Kuralsız okul, otoritesiz öğretmenle okul da işlevini yitiriyor ve okulda eğitim, öğretim alması imkansızlaşıyor maalesef…
Ve ne yazık ki otoritesiz ebeveynlerin yetiştirdiği çocuklar hayata atıldıklarında ehliyetsiz şoför gibi olacaklar…
Trafik kurallarını bilmeden, aracı kullanma becerisi olmadan araç kullanmaya kalkanların nasıl ki kaza yapmaması imkansızsa; davranış eğitimi almadan, yetkin ebeveyn rehberliğinde büyümeden çıkılan hayat yolculuğunun da telafi edilemez kazalarla sonuçlanması ihtimali çok yüksektir. …

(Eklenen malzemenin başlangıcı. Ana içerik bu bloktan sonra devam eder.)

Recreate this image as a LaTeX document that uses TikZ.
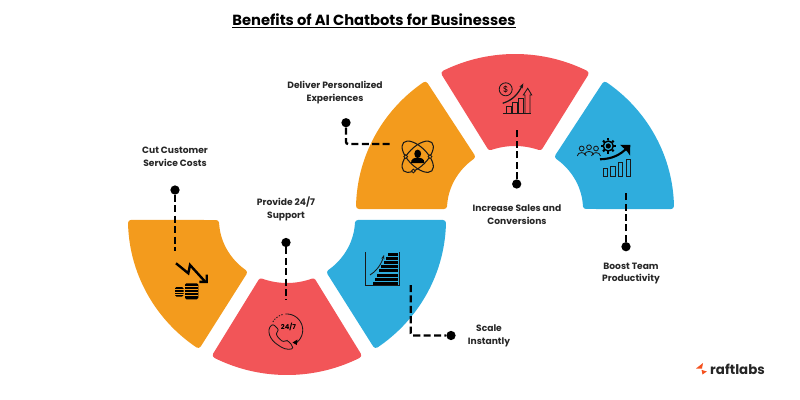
\documentclass[tikz,border=0pt]{standalone}
\usepackage{fontspec}
\setmainfont{Poppins}
\usepackage{tikz}
\usetikzlibrary{arrows.meta}

\definecolor{petalorange}{HTML}{F39B1D}
\definecolor{petalred}{HTML}{F25558}
\definecolor{petalblue}{HTML}{2FADDD}
\definecolor{logored}{HTML}{F4511E}

\tikzset{
  leader/.style={line width=1.7pt, black, dash pattern=on 5pt off 2.4pt},
  dot/.style={circle, fill=black, inner sep=0pt, minimum size=6.6pt},
  caption/.style={align=center, font=\fontsize{6.5}{9.2}\selectfont\bfseries, text=black!85},
  icon/.style={line width=0.6pt, black!90}
}

% one ring segment, inset by 3px and stroked back out for the round corners
\newcommand{\petal}[7]{
  \pgfmathsetmacro{\oa}{#3+1.1}
  \pgfmathsetmacro{\ob}{#4-1.1}
  \pgfmathsetmacro{\ia}{#5+2.6}
  \pgfmathsetmacro{\ib}{#6-2.6}
  \filldraw[fill=#7, draw=#7, line width=4.27pt, line join=round]
    plot[domain=0:1, samples=50, variable=\t] ({#1+156*cos(\oa+(\ob-\oa)*\t)}, {#2-152*sin(\oa+(\ob-\oa)*\t)})
    -- plot[domain=0:1, samples=30, variable=\t] ({#1+71*cos(\ib+(\ia-\ib)*\t)}, {#2-66*sin(\ib+(\ia-\ib)*\t)})
    -- cycle;
}

\begin{document}
\begin{tikzpicture}[>=stealth, x=0.025cm, y=-0.025cm]
\useasboundingbox (0,0) rectangle (800,400);

\node[font=\fontsize{10.45}{12}\selectfont\bfseries] (title) at (374,21) {\underline{Benefits of AI Chatbots for Businesses}};

% lower ring
\petal{287}{220}{180}{236.4}{180}{235.3}{petalorange}
\petal{287}{220}{241.7}{298.3}{246}{294}{petalred}
\petal{287}{220}{303.6}{360}{304.7}{360}{petalblue}

% upper ring
\petal{515}{209}{124.1}{180}{124.7}{180}{petalorange}
\petal{515}{209}{62}{118}{67}{113}{petalred}
\petal{515}{209}{0}{55.9}{0}{55.3}{petalblue}

% falling arrow and coins
\draw[line width=1.7pt] (176,263.3) -- (188.3,273.3) -- (190,265) -- (205,281.5);
\fill (199.3,280.5) -- (205.5,280.5) -- (205.5,274.5) -- (207.8,274.5) -- (207.8,283.2) -- (199.3,283.2) -- cycle;
\fill[rounded corners=1pt] (175,287) rectangle (183.5,296.5);
\fill[rounded corners=1pt] (185,283.3) rectangle (198.3,299.3);
\foreach \yy in {289.5,292,294.5} {\draw[petalorange, line width=0.3pt] (175,\yy) -- (183.5,\yy);}
\foreach \yy in {286.5,289.5,292.5,295.5} {\draw[petalorange, line width=0.3pt] (185,\yy) -- (198.3,\yy);}

% 24/7 phone
\draw[icon] plot[domain=-95:55, samples=40, variable=\t] ({286.7+16*cos(\t)}, {330+16*sin(\t)});
\draw[icon, dashed, dash pattern=on 1pt off 1pt] plot[domain=-150:-105, samples=15, variable=\t] ({286.7+16*cos(\t)}, {330+16*sin(\t)});
\fill (296.8,345) -- (292.5,342.5) -- (297.5,339.5) -- cycle;
\draw[icon, rounded corners=1.5pt] (273,324) .. controls (266,330) and (270,340) .. (279,345.5) .. controls (285,350) and (293,350) .. (292.5,345.5) -- (287,340) -- (283.5,342) .. controls (279,339) and (277,336) .. (276,333) -- (279,330) -- cycle;
\node[font=\fontsize{4.8}{5}\selectfont\bfseries, inner sep=0pt] (phonetext) at (288.5,327) {24/7};

% stairs chart
\draw[icon] (365,252) -- (365,285.5) -- (399,285.5) -- (399,252);
\foreach \i in {0,...,7} {
  \fill ({388-\i*2.2},{253+\i*4.1}) rectangle (398,{256+\i*4.1});
}
\draw[icon, ->, >={Stealth[length=3pt]}] (370,275) .. controls (376,271.5) and (381,265) .. (384,255);

% person in orbit
\draw[icon, line width=0.75pt, rotate around={45:(417.7,156.7)}] (417.7,156.7) ellipse[x radius=20, y radius=9.5];
\draw[icon, line width=0.75pt, rotate around={-45:(417.7,156.7)}] (417.7,156.7) ellipse[x radius=20, y radius=9.5];
\fill (417.7,153.8) ellipse[x radius=3.4, y radius=4.2];
\fill (411,163) .. controls (411,158.5) and (414,158) .. (417.7,157.5) .. controls (421.4,158) and (424.4,158.5) .. (424.4,163) -- cycle;
\filldraw[icon, fill=petalorange] (405.7,156.7) circle[radius=1.9];
\filldraw[icon, fill=petalorange] (430,156.7) circle[radius=1.9];
\filldraw[icon, fill=petalorange] (413.3,171) circle[radius=1.9];

% sales growth
\draw[icon] (505.7,89.3) circle[radius=6.5];
\node[font=\fontsize{6}{6}\selectfont, inner sep=0pt] (dollar) at (505.7,89.3) {\$};
\draw[icon] (503.3,113) -- (531,113);
\draw[icon] (506.7,113) -- (506.7,106) -- (511,106) -- (511,113);
\draw[icon] (512.3,113) -- (512.3,102.3) -- (517,102.3) -- (517,113);
\draw[icon] (518.3,113) -- (518.3,98.3) -- (523.3,98.3) -- (523.3,113);
\draw[icon] (525,113) -- (525,95) -- (523.3,95) -- (527.7,88.3) -- (531.7,95) -- (530,95) -- (530,113);
\draw[icon, line width=0.9pt, ->, >={Stealth[length=3.5pt]}] (502.7,103.3) .. controls (513,100) and (518,94) .. (523.3,83.3);

% team, gear and arrow
\foreach \px/\py in {581.7/148.5,589/147.3,596/148.5} {
  \draw[icon] (\px,\py) circle[radius=2.4];
  \draw[icon] ({\px-4.5},{\py+7.5}) .. controls ({\px-4},{\py+3}) and ({\px+4},{\py+3}) .. ({\px+4.5},{\py+7.5});
}
\foreach \a in {0,45,...,315} {
  \draw[line width=1.5pt] ({608.3+5.5*cos(\a)},{146+5.5*sin(\a)}) -- ({608.3+7.5*cos(\a)},{146+7.5*sin(\a)});
}
\draw[line width=1pt] (608.3,146) circle[radius=5];
\fill (608.3,146) circle[radius=2.6];
\draw[line width=1.5pt] (600,159.3) .. controls (612,159) and (620,155) .. (627,148);
\fill (620,144.8) -- (630.3,144.8) -- (630,155.5) -- (627.5,152) -- (623.5,148) -- cycle;
\draw[icon] (603.3,176) rectangle (607.7,168.3);
\draw[icon] (610.7,176) rectangle (615,166);
\draw[icon] (618.3,176) rectangle (622.7,162.7);
\draw[icon] (626,176) rectangle (630.7,159.3);

% leaders
\node[dot] (dotcut) at (175,190) {};
\coordinate (cutend) at (175,251);
\draw[leader] (dotcut) -- (cutend);

\node[dot] (dotsupport) at (286,242.5) {};
\coordinate (supportend) at (286,300);
\draw[leader] (dotsupport) -- (supportend);

\node[dot] (dotscale) at (451,335.5) {};
\coordinate (scaleend) at (410.7,285);
\draw[leader, rounded corners=1.5pt] (scaleend) |- (dotscale);

\node[dot] (dotdeliver) at (346,122.7) {};
\coordinate (deliverend) at (391.5,144);
\draw[leader, rounded corners=1.5pt] (dotdeliver) |- (deliverend);

\node[dot] (dotsales) at (516.7,184) {};
\coordinate (salesend) at (516.7,128);
\draw[leader] (dotsales) -- (salesend);

\node[dot] (dotboost) at (626,246.7) {};
\coordinate (boostend) at (626,190.7);
\draw[leader] (dotboost) -- (boostend);

% captions
\node[caption] (cut) at (175,156.5) {Cut Customer\\Service Costs};
\node[caption] (support) at (286,208.5) {Provide 24/7\\Support};
\node[caption] (deliver) at (335,92.5) {Deliver Personalized\\Experiences};
\node[caption] (sales) at (517,214.5) {Increase Sales and\\Conversions};
\node[caption] (boost) at (631,273.5) {Boost Team\\Productivity};
\node[caption] (scale) at (489,335.5) {Scale\\Instantly};

% logo
\fill[logored] (696,368.5) -- (703,363) -- (702,368.5) -- cycle;
\fill[logored] (701.5,369.8) -- (706.8,371.5) -- (702.5,374.5) -- cycle;
\node[font=\fontsize{9.5}{10}\selectfont\bfseries, inner sep=0pt, text=black!85] (raftlabs) at (737.5,369) {raftlabs};

\end{tikzpicture}
\end{document}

Sonuç olarak; öz denetim becerilerine sahip, ait olduğu toplumun bir üyesi olarak ayakları yere sağlam basan, karşılaştığı problemlere çözüm üretebilen, haklarını bilen ve bununla beraber başkalarının da haklarına saygı duyabilen, sınırlarını koruyabilen nesiller yetiştirebilmek için kukla ebeveyn anlayışından kurtulmamız gerekiyor.
Toplumsal yaşamın düzene oturabilmesi, eğitim ve öğretimde kalitenin yakalanabilmesi için kukla ebeveyn tutumu yerine etkili ve bilinçli ebeveyn modeline geçiş yapılmalı.
Bunun için Milli Eğitim Bakanlığı, Aile Bakanlığı gerekirse yerel yönetimler etkili ve bilinçli ebeveyn tutumu üzerine devlet politikası gütmeli. Bilinçli ve etkili ebeveyn programları geliştirilmeli ve ebeveynler bu programlardan geçirilmeli.
Aksi takdirde MEB okullarda eğitim ve öğretimde kalite beklentisi içine girmemeli.
Kukla ebeveynlerin ellerinde büyüyen nesli eğitmek, davranış değişikliği yapmak, okul ve toplum kurallarını benimsetmek, akademik anlamda geliştirmek mümkün olmuyor.